Monday, Oct. 19, 1987

Cloudy Crystal Balls

By David Bjerklie

Climatologists regularly issue confident warnings about impending atmospheric disasters. The secret of their wizardry: sophisticated computer models, which are no more than mathematical representations of the world's climate and the conditions that scientists think may contribute to a specific phenomenon like, say, ozone depletion. Unfortunately, when all the variables are fed into the computer, the predictions can fail miserably to match reality.

Take the Antarctic ozone hole, for example. Before it was discovered, climate modelers trying to simulate ozone loss in the atmosphere had not yet factored in the presence of ice clouds in the Antarctic stratosphere. Thus their models failed to predict the existence of the ozone hole. After the hole was finally stumbled upon two years ago, Susan Solomon, a chemist at the National Oceanic and Atmospheric Administration in Boulder, and Rolando Garcia, of the National Center for Atmospheric Research, plugged more numbers into NCAR's computer model to account for the Antarctic ice clouds. Bang! The hole appeared.

Does that mean, as one critic put it, that models projecting climatic change are "just the opinion of their authors about how the world works"? Not necessarily. That the model eventually proved accurate, if only in hindsight, was a tribute to the powers of computer climate models -- and a demonstration of their shortcomings. The models attempt to reduce the earth's climate to a set of grids and numbers, then manipulate the numbers based on the physical laws of motion and thermodynamics. The sheer number of calculations involved is mind-boggling. A three-dimensional model, for example, requires more than 500 billion computations to simulate the world's climate over one year.

Not surprisingly, the earliest models in the 1960s were hopelessly simplistic. The earth's surface was often reduced to one continent with one ocean, fixed cloud cover and no seasons. But as computing power grew, so did the complexity of climate modeling. Continents were added. So were mountain ranges, deeper oceans and surface reflectivity.

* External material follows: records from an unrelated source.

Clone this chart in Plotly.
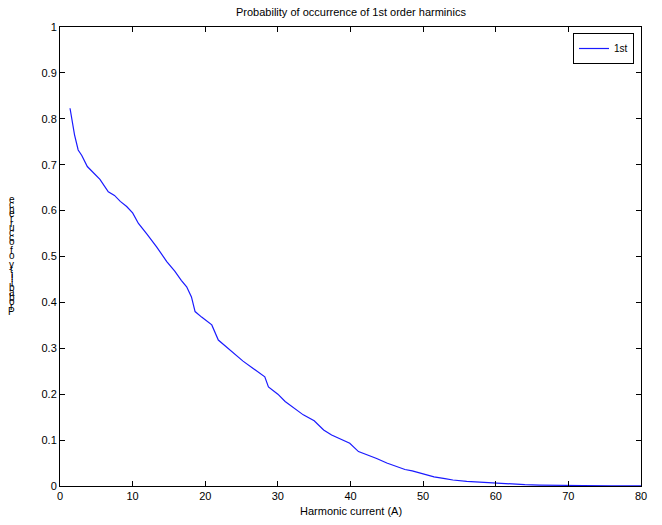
import plotly.graph_objects as go

current = [1.38, 2.0, 2.5, 3.0, 3.76, 4.5, 5.5, 6.65, 7.5, 8.3, 9.18, 10.0, 10.8, 12.0, 13.3, 14.7, 15.8, 16.7, 17.44, 18.1, 18.6, 19.5, 20.9, 21.8, 22.8, 23.9, 25.2, 26.6, 27.5, 28.2, 28.7, 30.0, 31.0, 32.2, 33.5, 35.0, 36.3, 37.4, 38.6, 39.9, 41.1, 42.3, 43.6, 45.0, 46.4, 47.5, 48.5, 50.0, 51.5, 53.0, 54.1, 56.0, 58.0, 60.2, 62.0, 64.0, 66.0, 68.4, 72.0, 76.0, 80.0]
prob = [0.823, 0.765, 0.732, 0.72, 0.696, 0.685, 0.668, 0.641, 0.633, 0.62, 0.609, 0.595, 0.572, 0.548, 0.521, 0.489, 0.468, 0.448, 0.434, 0.412, 0.38, 0.368, 0.351, 0.318, 0.305, 0.289, 0.272, 0.256, 0.245, 0.238, 0.216, 0.2, 0.184, 0.17, 0.155, 0.142, 0.122, 0.111, 0.103, 0.093, 0.075, 0.068, 0.06, 0.05, 0.042, 0.036, 0.033, 0.027, 0.02, 0.016, 0.013, 0.01, 0.008, 0.006, 0.004, 0.003, 0.002, 0.001, 0.001, 0.0005, 0.0005]

x_ticks = [0, 10, 20, 30, 40, 50, 60, 70, 80]
y_ticks = [0, 0.1, 0.2, 0.3, 0.4, 0.5, 0.6, 0.7, 0.8, 0.9, 1]
y_tick_labels = ["0", "0.1", "0.2", "0.3", "0.4", "0.5", "0.6", "0.7", "0.8", "0.9", "1"]

title = "Probability of occurrence of 1st order harminics"
x_label = "Harmonic current (A)"
y_label = "Probability of occurrence"
series_name = "1st"

FONT = "Liberation Sans, Arial, sans-serif"

fig = go.Figure()
fig.add_trace(go.Scatter(x=current, y=prob, mode="lines", name=series_name,
                         line=dict(color="#1a1aff", width=1.2)))

# plot area geometry (pixels) for placing stacked y label
L, R, T, B = 60, 641, 27, 486
ann = []
n = len(y_label)
top_px, bot_px = 200, 311
step = (bot_px - top_px) / (n - 1)
for i, ch in enumerate(y_label):
    if ch == " ":
        continue
    ypx = bot_px - i * step
    ann.append(dict(text=ch, xref="paper", yref="paper",
                    x=(12 - L) / (R - L), y=(B - ypx) / (B - T),
                    xanchor="center", yanchor="middle", showarrow=False,
                    font=dict(family=FONT, size=10, color="black")))

ann.append(dict(text=title, xref="paper", yref="paper", x=0.5, y=(B - 12) / (B - T),
                xanchor="center", yanchor="middle", showarrow=False,
                font=dict(family=FONT, size=11, color="black")))
ann.append(dict(text=x_label, xref="paper", yref="paper", x=0.5, y=(B - 511) / (B - T),
                xanchor="center", yanchor="middle", showarrow=False,
                font=dict(family=FONT, size=11, color="black")))

fig.update_layout(
    width=662, height=525,
    margin=dict(l=L, r=662 - R, t=T, b=525 - B),
    paper_bgcolor="white", plot_bgcolor="white",
    font=dict(family=FONT, size=11, color="black"),
    showlegend=True,
    legend=dict(x=(634 - L) / (R - L), y=(B - 33) / (B - T), xanchor="right", yanchor="top",
                bordercolor="black", borderwidth=1, bgcolor="white",
                font=dict(family=FONT, size=10, color="black"),
                itemwidth=30, tracegroupgap=0),
    annotations=ann,
)
fig.update_xaxes(range=[0, 80], tickvals=x_ticks, ticks="inside", ticklen=5,
                 showline=True, linecolor="black", linewidth=1, mirror="ticks",
                 showgrid=False, zeroline=False, tickcolor="black",
                 tickfont=dict(family=FONT, size=11, color="black"))
fig.update_yaxes(range=[0, 1], tickvals=y_ticks, ticktext=y_tick_labels, ticks="inside", ticklen=5,
                 showline=True, linecolor="black", linewidth=1, mirror="ticks",
                 showgrid=False, zeroline=False, tickcolor="black",
                 tickfont=dict(family=FONT, size=11, color="black"))

fig.write_html("out.html")
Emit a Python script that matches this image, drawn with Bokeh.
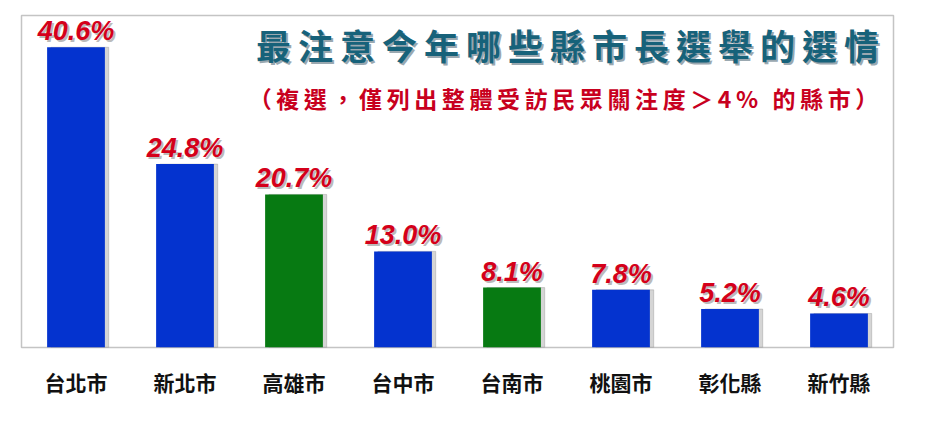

Even so, climate modelers admit, building a completely realistic mock earth is an impossibly tall order. "You divide the world into a bunch of little boxes," explains Michael MacCracken, an atmospheric scientist at Lawrence Livermore National Laboratory. The size of the geographic box -- the degree of detail called for -- limits the model. Smaller grids dramatically increase the number-crunching power required. "The state of the art would be to get down to small areas so we can say what's going to happen in Omaha," says Livermore's Stanley Grotch. "The models just aren't that good yet."

Why, then, do scientists trust them? How do they assess their accuracy? "You compare them with reality," explains Princeton Climatologist Syukuro Manabe. "How well do they reproduce the movement of the jet stream, the geographical and seasonal distribution of rainfall and temperature? You can also reproduce climate changes from the past. Eighteen thousand years ago, there was a massive continental ice sheet. Given the conditions that we know existed, can we reproduce accurately the distribution of sea-surface temperatures then? The answer is, We can do this very well. It gives you some confidence." Large-scale phenomena can be modeled more easily than those affecting small areas. So when it comes to the global warming produced by the greenhouse effect, for example, the outlines are predictable but the specifics are not. Says Manabe: "All we can say is that maybe the mid-continental U.S. becomes dryer."

A major drawback of computer models is that the various data do not necessarily behave as a system. Coaxing ocean currents to interact with the atmosphere is no small matter. For starters, oceans heat and cool far more slowly than the atmosphere. "We've had a hard time coupling the two systems," admits Manabe. "Even though the atmospheric model and ocean model work individually, when you put them together, you get crazy things happening. It's taken us 20 years to get them together, and we're still struggling."

+ Offsetting the obvious weaknesses of climate models, says Warren Washington, who developed the model now used at NCAR, is one significant advantage. "They are experimental tools that allow us to test our hypotheses," he says. "We can ask such questions as 'What happens when a big volcano like El Chichon goes off?' and 'How much will the earth warm up by 2030 if we continue to dump CO2 into the atmosphere?' "

Models can also describe the effects of climatic phenomena that have never been seen. In 1983 a group of scientists that included Cornell's Carl Sagan calculated what would happen if the U.S. and the Soviet Union fought a nuclear war. Their conclusion: the dust and smoke from burning cities would blot out enough sunlight to plunge the land into a "nuclear winter" that would devastate crops and lead to widespread starvation.

The problem with their model was that it ignored such key factors as winds, oceans and seasons. When NCAR's Stephen Schneider and Starley Thompson ran the numbers through their agency's three-dimensional computer model, they found that the winter would be more like a "nuclear autumn." Schneider says the less dramatic conclusion does not change the fact that "nuclear autumn is not going to be a nice picnic out there on the rocks watching the leaves change color." Despite the limitations and omissions of climate models, he argues, scientists cannot afford to ignore their predictions. They are, he concedes, a "dirty crystal ball. The question is, How long do you wait to clean the glass before you act on what you see inside?"